A recent report by the Senate Legal and Constitutional Affairs Committee has endorsed proposed amendments to the Family Law Act that place more emphasis on protecting children from instances of family or domestic violence.
The Family Law Legislation Amendment (Family Violence and Other Measures) Bill will roll back some of the more controversial aspects of the 2006 Howard government family law reforms, which gave greater emphasis to shared parenting at the behest of fathers’ groups.
The most significant change to the law concerns how courts will judge what constitutes a "child’s best interests" when deciding parenting orders. Under the current scheme, introduced under Howard, the two primary considerations judges must take into account are the benefits of a meaningful relationship with both parents, and the need to protect the child from family violence.
The bill proposes that the second consideration — family violence — be given priority in cases of inconsistency.

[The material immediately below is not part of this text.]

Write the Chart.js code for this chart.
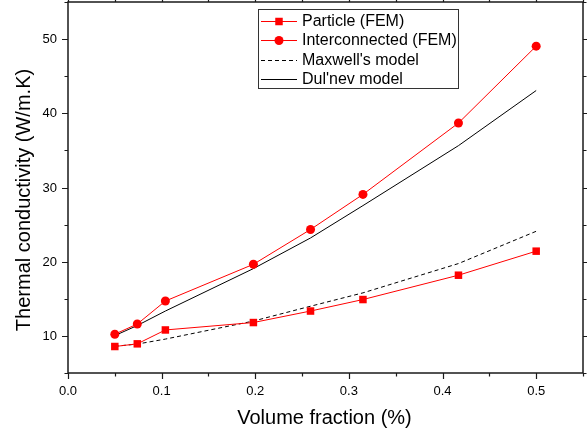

Dr Juliet Behrens of Canberra family law firm Dobinson Davey Clifford Simpson, who has lectured and published on family law at the Australian National University, says that the major beneficial changes proposed by the report are to remove the requirement of inconsistency, and to prioritise protection from harm in the first instance.
"What the Senate Committee is saying is basically that’s the right idea, but … there shouldn’t need to be an inconsistency between the primary considerations before greater priority is given to protection from harm," Behrens told New Matilda.

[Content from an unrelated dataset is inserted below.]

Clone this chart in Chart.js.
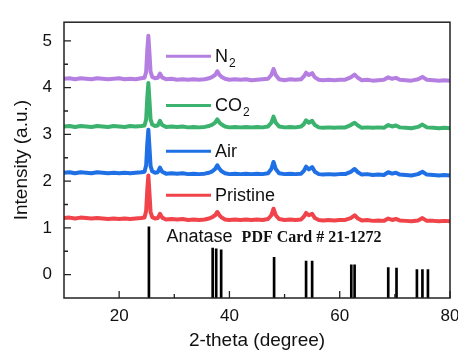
<!DOCTYPE html>
<html>
<head>
<meta charset="utf-8">
<script src="https://cdn.jsdelivr.net/npm/chart.js@4.4.0/dist/chart.umd.min.js"></script>
<style>
  html, body { margin: 0; padding: 0; background: #fff; }
</style>
</head>
<body>
<canvas id="xrd" width="458" height="354"></canvas>
<script>
// ── Data ─────────────────────────────────────────────────────────────────
const twoTheta = [10, 11, 12, 13, 14, 15, 16, 17, 18, 19, 20, 21, 22, 23, 24,
  24.6, 24.9, 25.1, 25.3, 25.5, 25.7, 26.0, 26.5, 27.0, 27.4, 27.8, 28.5, 29.5,
  30.5, 31.5, 32.5, 33.5, 34.5, 35.5, 36.3, 36.9, 37.4, 37.8, 38.2, 38.6, 39.2,
  40, 41, 42, 43, 44, 45, 46, 47, 47.6, 48.0, 48.4, 49, 50, 51, 52, 53, 53.5,
  53.9, 54.4, 55.0, 55.5, 56.2, 57, 58, 59, 60, 61, 62.0, 62.7, 63.3, 64, 65,
  66, 67, 68, 68.8, 69.5, 70.2, 70.9, 72, 73, 74.2, 75.0, 75.8, 77, 78, 79, 80];

const n2 = [4.19, 4.20, 4.18, 4.20, 4.19, 4.18, 4.20, 4.19, 4.18, 4.19, 4.20, 4.18, 4.19, 4.18, 4.20,
  4.21, 4.34, 4.80, 5.11, 4.74, 4.34, 4.23, 4.20, 4.21, 4.30, 4.22, 4.18, 4.19,
  4.17, 4.18, 4.17, 4.18, 4.17, 4.18, 4.20, 4.23, 4.27, 4.35, 4.27, 4.23, 4.19,
  4.17, 4.18, 4.17, 4.18, 4.16, 4.17, 4.18, 4.19, 4.27, 4.40, 4.27, 4.18, 4.16, 4.18, 4.17, 4.18, 4.24,
  4.32, 4.27, 4.31, 4.22, 4.17, 4.16, 4.17, 4.16, 4.17, 4.17, 4.22, 4.28, 4.21, 4.16, 4.17,
  4.15, 4.16, 4.17, 4.22, 4.19, 4.21, 4.17, 4.16, 4.15, 4.18, 4.23, 4.17, 4.16, 4.15, 4.16, 4.15];

const co2 = [3.17, 3.18, 3.16, 3.18, 3.17, 3.16, 3.18, 3.17, 3.16, 3.18, 3.17, 3.16, 3.18, 3.17, 3.18,
  3.19, 3.32, 3.78, 4.10, 3.72, 3.32, 3.21, 3.18, 3.19, 3.29, 3.20, 3.16, 3.17,
  3.16, 3.17, 3.15, 3.16, 3.15, 3.16, 3.18, 3.21, 3.25, 3.32, 3.25, 3.21, 3.17,
  3.15, 3.16, 3.15, 3.16, 3.15, 3.16, 3.15, 3.17, 3.25, 3.38, 3.25, 3.17, 3.15, 3.16, 3.15, 3.17, 3.22,
  3.30, 3.25, 3.29, 3.20, 3.15, 3.14, 3.15, 3.14, 3.15, 3.15, 3.20, 3.25, 3.19, 3.14, 3.15,
  3.14, 3.15, 3.14, 3.20, 3.17, 3.19, 3.15, 3.14, 3.13, 3.16, 3.21, 3.15, 3.14, 3.13, 3.14, 3.13];

const air = [2.18, 2.19, 2.17, 2.19, 2.18, 2.17, 2.19, 2.18, 2.17, 2.18, 2.17, 2.18, 2.17, 2.18, 2.19,
  2.20, 2.34, 2.79, 3.10, 2.72, 2.32, 2.21, 2.18, 2.19, 2.29, 2.20, 2.16, 2.17,
  2.16, 2.17, 2.15, 2.16, 2.15, 2.16, 2.18, 2.21, 2.26, 2.34, 2.26, 2.21, 2.17,
  2.15, 2.16, 2.15, 2.16, 2.15, 2.16, 2.15, 2.17, 2.26, 2.41, 2.26, 2.17, 2.15, 2.16, 2.15, 2.16, 2.22,
  2.31, 2.25, 2.30, 2.20, 2.15, 2.14, 2.15, 2.14, 2.15, 2.15, 2.20, 2.26, 2.19, 2.14, 2.15,
  2.13, 2.14, 2.13, 2.19, 2.16, 2.18, 2.14, 2.13, 2.12, 2.15, 2.20, 2.14, 2.13, 2.12, 2.13, 2.12];

const pristine = [1.21, 1.22, 1.20, 1.22, 1.21, 1.20, 1.21, 1.20, 1.19, 1.20, 1.19, 1.20, 1.19, 1.20, 1.21,
  1.22, 1.36, 1.81, 2.12, 1.74, 1.34, 1.23, 1.20, 1.21, 1.30, 1.22, 1.18, 1.19,
  1.18, 1.19, 1.17, 1.18, 1.17, 1.18, 1.20, 1.23, 1.27, 1.34, 1.27, 1.22, 1.18,
  1.17, 1.18, 1.17, 1.18, 1.17, 1.18, 1.17, 1.19, 1.27, 1.41, 1.27, 1.19, 1.17, 1.18, 1.17, 1.18, 1.24,
  1.32, 1.27, 1.30, 1.21, 1.17, 1.16, 1.17, 1.16, 1.17, 1.17, 1.21, 1.27, 1.20, 1.16, 1.17,
  1.15, 1.16, 1.15, 1.20, 1.17, 1.19, 1.16, 1.15, 1.14, 1.16, 1.21, 1.15, 1.15, 1.14, 1.15, 1.14];

// Anatase reference card (PDF 21-1272): stick positions and heights
const cardPos = [25.4, 36.96, 37.6, 38.5, 48.1, 53.9, 55.0, 62.1, 62.7, 68.8, 70.3, 74.0, 75.0, 76.0];
const cardInt = [1.02, 0.57, 0.55, 0.53, 0.37, 0.29, 0.29, 0.21, 0.21, 0.15, 0.14, 0.11, 0.11, 0.11];

const seriesNames = ['N2', 'CO2', 'Air', 'Pristine'];
const seriesColors = ['#b57fe2', '#3bb26e', '#1f6fe5', '#f0434a'];
const legendY = [4.67, 3.62, 2.64, 1.70];

const xTicks = [20, 40, 60, 80];
const xMinor = [30, 50, 70];
const yTicks = [0, 1, 2, 3, 4, 5];
const yMinor = [0.5, 1.5, 2.5, 3.5, 4.5];

// ── Helpers ──────────────────────────────────────────────────────────────
const FONT = '"Liberation Sans", Arial, sans-serif';
const toPts = ys => twoTheta.map((x, i) => ({ x: x, y: ys[i] }));

// label with trailing "2" drawn as a subscript
function drawLabel(ctx, text, x, y) {
    const sub = /2$/.test(text);
    const main = sub ? text.slice(0, -1) : text;
    ctx.font = '18px ' + FONT;
    ctx.fillText(main, x, y);
    if (sub) {
        const w = ctx.measureText(main).width;
        ctx.font = '12px ' + FONT;
        ctx.fillText('2', x + w + 1, y + 6);
    }
}

// ── Plugins ──────────────────────────────────────────────────────────────
const frameTicks = {
    id: 'frameTicks',
    afterDraw(chart) {
        const { ctx, chartArea: a, scales: { x, y } } = chart;
        ctx.save();
        ctx.strokeStyle = '#222';
        ctx.lineWidth = 1.3;
        ctx.beginPath();
        xTicks.forEach(v => { const p = x.getPixelForValue(v); ctx.moveTo(p, a.bottom); ctx.lineTo(p, a.bottom - 7); });
        xMinor.forEach(v => { const p = x.getPixelForValue(v); ctx.moveTo(p, a.bottom); ctx.lineTo(p, a.bottom - 4); });
        yTicks.forEach(v => { const p = y.getPixelForValue(v); ctx.moveTo(a.left, p); ctx.lineTo(a.left + 7, p); });
        yMinor.forEach(v => { const p = y.getPixelForValue(v); ctx.moveTo(a.left, p); ctx.lineTo(a.left + 4, p); });
        ctx.stroke();
        ctx.lineWidth = 1.5;
        ctx.strokeRect(a.left, a.top, a.right - a.left, a.bottom - a.top);
        ctx.restore();
    }
};

const labels = {
    id: 'labels',
    afterDatasetsDraw(chart) {
        const { ctx, scales: { x, y } } = chart;
        ctx.save();
        ctx.textBaseline = 'middle';
        ctx.fillStyle = '#111';
        const x0 = x.getPixelForValue(28.5), x1 = x.getPixelForValue(36.66);
        seriesNames.forEach((name, i) => {
            const py = y.getPixelForValue(legendY[i]);
            ctx.strokeStyle = seriesColors[i];
            ctx.lineWidth = 3;
            ctx.beginPath();
            ctx.moveTo(x0, py);
            ctx.lineTo(x1, py);
            ctx.stroke();
            drawLabel(ctx, name, x1 + 4, py + 1);
        });

        const ax = x.getPixelForValue(28.6), ay = y.getPixelForValue(0.80);
        ctx.font = '18px ' + FONT;
        ctx.fillText('Anatase', ax, ay);
        const w = ctx.measureText('Anatase').width;
        ctx.font = 'bold 16px "Liberation Serif", "Times New Roman", serif';
        ctx.fillText('PDF Card # 21-1272', ax + w + 9, ay + 1);
        ctx.restore();
    }
};

// ── Chart ────────────────────────────────────────────────────────────────
const lineSets = [n2, co2, air, pristine].map((ys, i) => ({
    type: 'line',
    label: seriesNames[i],
    data: toPts(ys),
    borderColor: seriesColors[i],
    borderWidth: 4,
    borderJoinStyle: 'round',
    pointRadius: 0,
    tension: 0,
    fill: false,
    order: i + 1
}));

const cardSet = {
    type: 'bar',
    label: 'PDF 21-1272',
    data: cardPos.map((p, i) => ({ x: p, y: [-0.5, cardInt[i]] })),
    backgroundColor: '#000',
    barThickness: 2,
    grouped: false,
    order: 10
};

new Chart(document.getElementById('xrd'), {
    type: 'line',
    data: { datasets: [...lineSets, cardSet] },
    options: {
        responsive: false,
        animation: false,
        devicePixelRatio: 1,
        layout: { padding: { top: 14, right: 8, left: 0, bottom: 0 } },
        plugins: { legend: { display: false }, tooltip: { enabled: false } },
        scales: {
            x: {
                type: 'linear',
                min: 10,
                max: 80,
                offset: false,
                grid: { display: false, drawTicks: false },
                border: { display: false },
                afterBuildTicks: s => { s.ticks = xTicks.map(v => ({ value: v })); },
                afterFit: s => { s.height = 56; s.paddingLeft = 0; s.paddingRight = 0; },
                ticks: { color: '#111', padding: 8, maxRotation: 0, font: { family: FONT, size: 17 } },
                title: {
                    display: true,
                    text: '2-theta (degree)',
                    color: '#111',
                    padding: { top: 0, bottom: 2 },
                    font: { family: FONT, size: 19 }
                }
            },
            y: {
                min: -0.5,
                max: 5.4,
                grid: { display: false, drawTicks: false },
                border: { display: false },
                afterBuildTicks: s => { s.ticks = yTicks.map(v => ({ value: v })); },
                afterFit: s => { s.width = 64; },
                ticks: { color: '#111', padding: 12, font: { family: FONT, size: 17 } },
                title: {
                    display: true,
                    text: 'Intensity (a.u.)',
                    color: '#111',
                    padding: { top: 10, bottom: 0 },
                    font: { family: FONT, size: 19 }
                }
            }
        }
    },
    plugins: [frameTicks, labels]
});
</script>
</body>
</html>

The bill will also broaden the definition of what constitutes family violence and abuse in relation to a child. The current definitions limit the meaning of abuse to actual physical or sexual assault, and in the case of family violence, actual or threatened conduct that causes reasonable fear of danger.
The proposed changes to the child abuse definition will make provision for "serious psychological harm", including when a child is exposed to family violence — for instance violence between parents — but the Senate report recommends the removal of the word "serious". For instance, a submission by the Family Court raised the question whether any one form of child abuse is more ‘serious’ than another: "… if a qualifier is put in, there is a concern some types of child abuse would become accepted".
"They balked at that word ‘serious’, saying: ‘Why should it need to be serious psychological harm before it’s abuse?’ I think that’s a positive recommendation," says Behrens.
Family violence has been expanded to include coercion and control, a response to widespread concern that emotional and economic abuse, long recognised in academic literature on the topic, was insufficiently recognised by the law.
Jane Wangmann from the University of Technology Sydney is the author of a 2008 paper entitled Different Types of Intimate Partner Violence?, a comment on a report by the Australian Institute of Family Studies which recommended differentiating between different types of domestic violence. She writes, "assessments of seriousness invariably emphasise physical and sexual forms of abuse as the worst. This runs counter to what women who have experienced domestic violence report; that the verbal and emotional abuse suffered was the worst and has had the longest lasting impact on their lives."
The Coalition senators on the Committee, led by Deputy Chair Senator Gary Humphries, did not agree "that the net should be cast so wide as to capture all human behaviours", a view shared by fathers’ groups. Fathers For Equality, a prominent fathers’ rights group, believes that a man raising his voice would be "all it takes for a man to lose his children in today’s hyper-sensitive landscape of domestic violence prevention". They believe that "in the eyes of the court, all men are considered to be potential abusers".
Behrens disagrees. The key factor will remain "the context of the relationship and their other behaviour".
Probably the most controversial 2006 reform to be overturned is the so-called "friendly parent" provision. A consideration in parenting orders that requires the courts to take into account the "willingness" of each parent to work with each other, it has been widely regarded as having a dampening effect on the ability of women to report family violence for fear of being viewed as "unfriendly" by the court. This is due to the diffculty of proving family violence allegations — especially patterns of emotional abuse — and especially in initial interlocutory hearings where scrutiny is difficult, and the trope persists that women raise allegations of family violence as a weapon against their partners.
Behrens considers the removal of the provision a positive step. "All the evidence suggests that rates of false allegations of family violence are very, very low, and really the problem is the reverse: family violence hasn’t been brought to the fore enough. And that’s what this bill attempts to redress," she said.
Rarely used mandatory costs orders, where legal costs are enforced against litigants bringing false or vexatious claims, are also set to be repealed.
The Coalition senators were unconvinced that the "friendly parent" provision was dampening rates of disclosure and maintained that a "mandatory costs order provision sends a strong message to family law litigants that the making of knowingly false allegations will not be tolerated".